Data block:

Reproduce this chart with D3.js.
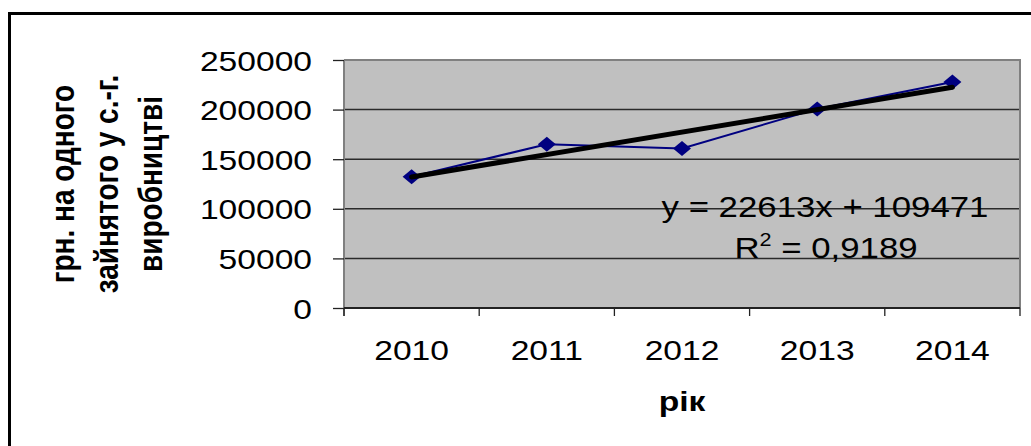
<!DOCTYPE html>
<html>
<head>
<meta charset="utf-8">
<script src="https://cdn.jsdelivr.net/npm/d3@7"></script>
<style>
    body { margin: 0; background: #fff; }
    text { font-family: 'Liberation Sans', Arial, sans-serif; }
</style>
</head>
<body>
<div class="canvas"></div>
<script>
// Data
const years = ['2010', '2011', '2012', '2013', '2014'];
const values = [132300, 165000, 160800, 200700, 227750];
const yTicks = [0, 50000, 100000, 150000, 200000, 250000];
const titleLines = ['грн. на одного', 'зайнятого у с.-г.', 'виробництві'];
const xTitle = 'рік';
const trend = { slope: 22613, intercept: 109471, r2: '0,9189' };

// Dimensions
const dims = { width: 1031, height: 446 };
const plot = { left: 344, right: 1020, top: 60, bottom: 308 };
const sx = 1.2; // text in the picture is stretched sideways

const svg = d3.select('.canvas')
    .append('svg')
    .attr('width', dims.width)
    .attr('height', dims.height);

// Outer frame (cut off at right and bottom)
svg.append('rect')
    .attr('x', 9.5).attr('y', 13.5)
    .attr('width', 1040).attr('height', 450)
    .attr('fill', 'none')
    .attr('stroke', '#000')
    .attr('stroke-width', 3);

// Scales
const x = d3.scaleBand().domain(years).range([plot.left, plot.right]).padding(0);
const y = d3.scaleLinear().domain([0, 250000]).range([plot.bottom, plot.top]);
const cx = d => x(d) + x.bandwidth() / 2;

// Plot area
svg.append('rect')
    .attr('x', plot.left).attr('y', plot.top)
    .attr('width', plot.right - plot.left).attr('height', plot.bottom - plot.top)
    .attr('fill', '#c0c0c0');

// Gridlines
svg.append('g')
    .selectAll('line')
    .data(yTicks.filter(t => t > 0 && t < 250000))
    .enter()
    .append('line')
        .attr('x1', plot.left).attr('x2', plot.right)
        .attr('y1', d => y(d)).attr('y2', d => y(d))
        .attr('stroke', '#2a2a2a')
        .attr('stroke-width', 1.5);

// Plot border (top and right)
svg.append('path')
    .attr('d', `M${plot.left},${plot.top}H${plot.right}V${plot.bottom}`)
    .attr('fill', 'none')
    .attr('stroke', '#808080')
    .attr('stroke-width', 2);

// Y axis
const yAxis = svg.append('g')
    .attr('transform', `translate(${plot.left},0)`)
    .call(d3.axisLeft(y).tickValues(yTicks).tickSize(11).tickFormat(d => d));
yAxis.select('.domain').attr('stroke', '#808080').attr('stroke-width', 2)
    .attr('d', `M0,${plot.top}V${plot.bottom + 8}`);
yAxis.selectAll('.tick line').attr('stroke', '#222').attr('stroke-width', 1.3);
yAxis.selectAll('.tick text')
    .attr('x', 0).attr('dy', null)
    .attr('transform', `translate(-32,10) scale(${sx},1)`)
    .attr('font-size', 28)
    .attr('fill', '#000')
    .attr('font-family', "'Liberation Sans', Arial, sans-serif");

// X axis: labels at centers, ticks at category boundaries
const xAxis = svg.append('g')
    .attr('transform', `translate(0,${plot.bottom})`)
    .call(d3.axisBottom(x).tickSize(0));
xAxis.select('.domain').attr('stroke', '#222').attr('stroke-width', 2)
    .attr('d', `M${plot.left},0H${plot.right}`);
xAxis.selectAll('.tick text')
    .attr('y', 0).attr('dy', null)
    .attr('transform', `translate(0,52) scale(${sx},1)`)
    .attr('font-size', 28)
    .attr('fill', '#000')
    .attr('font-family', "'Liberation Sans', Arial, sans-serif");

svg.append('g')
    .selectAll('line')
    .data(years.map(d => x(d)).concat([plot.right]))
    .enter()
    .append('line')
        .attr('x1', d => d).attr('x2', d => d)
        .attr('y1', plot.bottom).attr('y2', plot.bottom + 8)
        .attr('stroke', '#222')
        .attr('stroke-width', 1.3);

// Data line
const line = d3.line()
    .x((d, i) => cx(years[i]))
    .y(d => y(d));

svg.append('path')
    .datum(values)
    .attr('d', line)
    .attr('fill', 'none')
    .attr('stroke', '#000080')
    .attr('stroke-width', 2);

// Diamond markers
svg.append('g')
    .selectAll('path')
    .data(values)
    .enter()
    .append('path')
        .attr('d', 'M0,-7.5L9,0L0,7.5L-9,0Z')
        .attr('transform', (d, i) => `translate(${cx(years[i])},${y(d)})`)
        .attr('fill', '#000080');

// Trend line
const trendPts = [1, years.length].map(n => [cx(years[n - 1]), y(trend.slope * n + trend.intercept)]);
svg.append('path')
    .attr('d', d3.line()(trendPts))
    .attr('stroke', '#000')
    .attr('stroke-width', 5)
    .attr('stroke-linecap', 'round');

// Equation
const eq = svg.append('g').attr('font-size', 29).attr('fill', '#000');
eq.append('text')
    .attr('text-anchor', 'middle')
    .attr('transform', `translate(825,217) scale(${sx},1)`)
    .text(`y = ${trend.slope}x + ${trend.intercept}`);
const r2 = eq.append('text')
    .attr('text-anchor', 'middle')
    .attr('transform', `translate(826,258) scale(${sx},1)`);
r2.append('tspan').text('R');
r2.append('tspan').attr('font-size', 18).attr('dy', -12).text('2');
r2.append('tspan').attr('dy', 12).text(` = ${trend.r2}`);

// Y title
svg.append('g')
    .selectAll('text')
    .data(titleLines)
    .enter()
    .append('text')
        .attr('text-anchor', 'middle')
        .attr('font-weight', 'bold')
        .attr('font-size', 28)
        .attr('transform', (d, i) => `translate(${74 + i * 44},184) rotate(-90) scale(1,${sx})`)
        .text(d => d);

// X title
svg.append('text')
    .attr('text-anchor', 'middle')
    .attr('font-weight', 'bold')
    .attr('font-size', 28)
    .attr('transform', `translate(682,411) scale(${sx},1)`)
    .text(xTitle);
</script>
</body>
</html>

Required task: Reproduce the material word for word. Any pictures should be left out of the copy.

Written answer:
Reproduce this chart with D3.js.
<!DOCTYPE html>
<html>
<head>
<meta charset="utf-8">
<script src="https://cdn.jsdelivr.net/npm/d3@7"></script>
<style>
    body { margin: 0; background: #fff; }
    text { font-family: 'Liberation Sans', Arial, sans-serif; }
</style>
</head>
<body>
<div class="canvas"></div>
<script>
// Data
const years = ['2010', '2011', '2012', '2013', '2014'];
const values = [132300, 165000, 160800, 200700, 227750];
const yTicks = [0, 50000, 100000, 150000, 200000, 250000];
const titleLines = ['грн. на одного', 'зайнятого у с.-г.', 'виробництві'];
const xTitle = 'рік';
const trend = { slope: 22613, intercept: 109471, r2: '0,9189' };

// Dimensions
const dims = { width: 1031, height: 446 };
const plot = { left: 344, right: 1020, top: 60, bottom: 308 };
const sx = 1.2; // text in the picture is stretched sideways

const svg = d3.select('.canvas')
    .append('svg')
    .attr('width', dims.width)
    .attr('height', dims.height);

// Outer frame (cut off at right and bottom)
svg.append('rect')
    .attr('x', 9.5).attr('y', 13.5)
    .attr('width', 1040).attr('height', 450)
    .attr('fill', 'none')
    .attr('stroke', '#000')
    .attr('stroke-width', 3);

// Scales
const x = d3.scaleBand().domain(years).range([plot.left, plot.right]).padding(0);
const y = d3.scaleLinear().domain([0, 250000]).range([plot.bottom, plot.top]);
const cx = d => x(d) + x.bandwidth() / 2;

// Plot area
svg.append('rect')
    .attr('x', plot.left).attr('y', plot.top)
    .attr('width', plot.right - plot.left).attr('height', plot.bottom - plot.top)
    .attr('fill', '#c0c0c0');

// Gridlines
svg.append('g')
    .selectAll('line')
    .data(yTicks.filter(t => t > 0 && t < 250000))
    .enter()
    .append('line')
        .attr('x1', plot.left).attr('x2', plot.right)
        .attr('y1', d => y(d)).attr('y2', d => y(d))
        .attr('stroke', '#2a2a2a')
        .attr('stroke-width', 1.5);

// Plot border (top and right)
svg.append('path')
    .attr('d', `M${plot.left},${plot.top}H${plot.right}V${plot.bottom}`)
    .attr('fill', 'none')
    .attr('stroke', '#808080')
    .attr('stroke-width', 2);

// Y axis
const yAxis = svg.append('g')
    .attr('transform', `translate(${plot.left},0)`)
    .call(d3.axisLeft(y).tickValues(yTicks).tickSize(11).tickFormat(d => d));
yAxis.select('.domain').attr('stroke', '#808080').attr('stroke-width', 2)
    .attr('d', `M0,${plot.top}V${plot.bottom + 8}`);
yAxis.selectAll('.tick line').attr('stroke', '#222').attr('stroke-width', 1.3);
yAxis.selectAll('.tick text')
    .attr('x', 0).attr('dy', null)
    .attr('transform', `translate(-32,10) scale(${sx},1)`)
    .attr('font-size', 28)
    .attr('fill', '#000')
    .attr('font-family', "'Liberation Sans', Arial, sans-serif");

// X axis: labels at centers, ticks at category boundaries
const xAxis = svg.append('g')
    .attr('transform', `translate(0,${plot.bottom})`)
    .call(d3.axisBottom(x).tickSize(0));
xAxis.select('.domain').attr('stroke', '#222').attr('stroke-width', 2)
    .attr('d', `M${plot.left},0H${plot.right}`);
xAxis.selectAll('.tick text')
    .attr('y', 0).attr('dy', null)
    .attr('transform', `translate(0,52) scale(${sx},1)`)
    .attr('font-size', 28)
    .attr('fill', '#000')
    .attr('font-family', "'Liberation Sans', Arial, sans-serif");

svg.append('g')
    .selectAll('line')
    .data(years.map(d => x(d)).concat([plot.right]))
    .enter()
    .append('line')
        .attr('x1', d => d).attr('x2', d => d)
        .attr('y1', plot.bottom).attr('y2', plot.bottom + 8)
        .attr('stroke', '#222')
        .attr('stroke-width', 1.3);

// Data line
const line = d3.line()
    .x((d, i) => cx(years[i]))
    .y(d => y(d));

svg.append('path')
    .datum(values)
    .attr('d', line)
    .attr('fill', 'none')
    .attr('stroke', '#000080')
    .attr('stroke-width', 2);

// Diamond markers
svg.append('g')
    .selectAll('path')
    .data(values)
    .enter()
    .append('path')
        .attr('d', 'M0,-7.5L9,0L0,7.5L-9,0Z')
        .attr('transform', (d, i) => `translate(${cx(years[i])},${y(d)})`)
        .attr('fill', '#000080');

// Trend line
const trendPts = [1, years.length].map(n => [cx(years[n - 1]), y(trend.slope * n + trend.intercept)]);
svg.append('path')
    .attr('d', d3.line()(trendPts))
    .attr('stroke', '#000')
    .attr('stroke-width', 5)
    .attr('stroke-linecap', 'round');

// Equation
const eq = svg.append('g').attr('font-size', 29).attr('fill', '#000');
eq.append('text')
    .attr('text-anchor', 'middle')
    .attr('transform', `translate(825,217) scale(${sx},1)`)
    .text(`y = ${trend.slope}x + ${trend.intercept}`);
const r2 = eq.append('text')
    .attr('text-anchor', 'middle')
    .attr('transform', `translate(826,258) scale(${sx},1)`);
r2.append('tspan').text('R');
r2.append('tspan').attr('font-size', 18).attr('dy', -12).text('2');
r2.append('tspan').attr('dy', 12).text(` = ${trend.r2}`);

// Y title
svg.append('g')
    .selectAll('text')
    .data(titleLines)
    .enter()
    .append('text')
        .attr('text-anchor', 'middle')
        .attr('font-weight', 'bold')
        .attr('font-size', 28)
        .attr('transform', (d, i) => `translate(${74 + i * 44},184) rotate(-90) scale(1,${sx})`)
        .text(d => d);

// X title
svg.append('text')
    .attr('text-anchor', 'middle')
    .attr('font-weight', 'bold')
    .attr('font-size', 28)
    .attr('transform', `translate(682,411) scale(${sx},1)`)
    .text(xTitle);
</script>
</body>
</html>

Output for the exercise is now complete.